__Exercise goal__.
Return the material below in full and exactly.

__Information supplied__.

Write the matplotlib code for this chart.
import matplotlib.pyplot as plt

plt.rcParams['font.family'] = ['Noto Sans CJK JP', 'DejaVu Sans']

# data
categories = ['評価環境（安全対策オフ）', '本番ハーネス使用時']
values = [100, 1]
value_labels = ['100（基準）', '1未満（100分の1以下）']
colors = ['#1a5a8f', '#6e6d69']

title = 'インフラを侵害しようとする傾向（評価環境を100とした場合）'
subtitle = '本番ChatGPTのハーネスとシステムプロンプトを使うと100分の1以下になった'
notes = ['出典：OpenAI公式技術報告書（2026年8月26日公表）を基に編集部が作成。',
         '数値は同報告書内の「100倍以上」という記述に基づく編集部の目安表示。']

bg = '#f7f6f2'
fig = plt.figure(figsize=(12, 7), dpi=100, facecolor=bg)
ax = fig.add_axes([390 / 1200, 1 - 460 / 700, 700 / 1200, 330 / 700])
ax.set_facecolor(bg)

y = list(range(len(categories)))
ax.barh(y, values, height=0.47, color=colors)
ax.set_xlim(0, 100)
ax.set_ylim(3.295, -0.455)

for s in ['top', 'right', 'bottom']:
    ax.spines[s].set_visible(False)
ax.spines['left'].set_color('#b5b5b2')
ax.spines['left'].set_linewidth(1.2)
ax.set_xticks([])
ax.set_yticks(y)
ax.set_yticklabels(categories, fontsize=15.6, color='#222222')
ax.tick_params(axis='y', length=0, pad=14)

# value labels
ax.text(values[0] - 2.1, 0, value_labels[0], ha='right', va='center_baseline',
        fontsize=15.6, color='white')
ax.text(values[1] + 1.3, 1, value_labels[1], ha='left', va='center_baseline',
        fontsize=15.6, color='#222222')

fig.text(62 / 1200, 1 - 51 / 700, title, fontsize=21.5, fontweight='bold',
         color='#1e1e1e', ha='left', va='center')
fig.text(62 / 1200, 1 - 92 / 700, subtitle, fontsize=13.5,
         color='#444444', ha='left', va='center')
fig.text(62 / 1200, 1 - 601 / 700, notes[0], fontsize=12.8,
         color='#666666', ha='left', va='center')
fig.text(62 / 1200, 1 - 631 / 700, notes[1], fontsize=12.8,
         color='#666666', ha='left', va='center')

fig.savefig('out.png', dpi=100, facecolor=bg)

__The result__.
Write the matplotlib code for this chart.
import matplotlib.pyplot as plt

plt.rcParams['font.family'] = ['Noto Sans CJK JP', 'DejaVu Sans']

# data
categories = ['評価環境（安全対策オフ）', '本番ハーネス使用時']
values = [100, 1]
value_labels = ['100（基準）', '1未満（100分の1以下）']
colors = ['#1a5a8f', '#6e6d69']

title = 'インフラを侵害しようとする傾向（評価環境を100とした場合）'
subtitle = '本番ChatGPTのハーネスとシステムプロンプトを使うと100分の1以下になった'
notes = ['出典：OpenAI公式技術報告書（2026年8月26日公表）を基に編集部が作成。',
         '数値は同報告書内の「100倍以上」という記述に基づく編集部の目安表示。']

bg = '#f7f6f2'
fig = plt.figure(figsize=(12, 7), dpi=100, facecolor=bg)
ax = fig.add_axes([390 / 1200, 1 - 460 / 700, 700 / 1200, 330 / 700])
ax.set_facecolor(bg)

y = list(range(len(categories)))
ax.barh(y, values, height=0.47, color=colors)
ax.set_xlim(0, 100)
ax.set_ylim(3.295, -0.455)

for s in ['top', 'right', 'bottom']:
    ax.spines[s].set_visible(False)
ax.spines['left'].set_color('#b5b5b2')
ax.spines['left'].set_linewidth(1.2)
ax.set_xticks([])
ax.set_yticks(y)
ax.set_yticklabels(categories, fontsize=15.6, color='#222222')
ax.tick_params(axis='y', length=0, pad=14)

# value labels
ax.text(values[0] - 2.1, 0, value_labels[0], ha='right', va='center_baseline',
        fontsize=15.6, color='white')
ax.text(values[1] + 1.3, 1, value_labels[1], ha='left', va='center_baseline',
        fontsize=15.6, color='#222222')

fig.text(62 / 1200, 1 - 51 / 700, title, fontsize=21.5, fontweight='bold',
         color='#1e1e1e', ha='left', va='center')
fig.text(62 / 1200, 1 - 92 / 700, subtitle, fontsize=13.5,
         color='#444444', ha='left', va='center')
fig.text(62 / 1200, 1 - 601 / 700, notes[0], fontsize=12.8,
         color='#666666', ha='left', va='center')
fig.text(62 / 1200, 1 - 631 / 700, notes[1], fontsize=12.8,
         color='#666666', ha='left', va='center')

fig.savefig('out.png', dpi=100, facecolor=bg)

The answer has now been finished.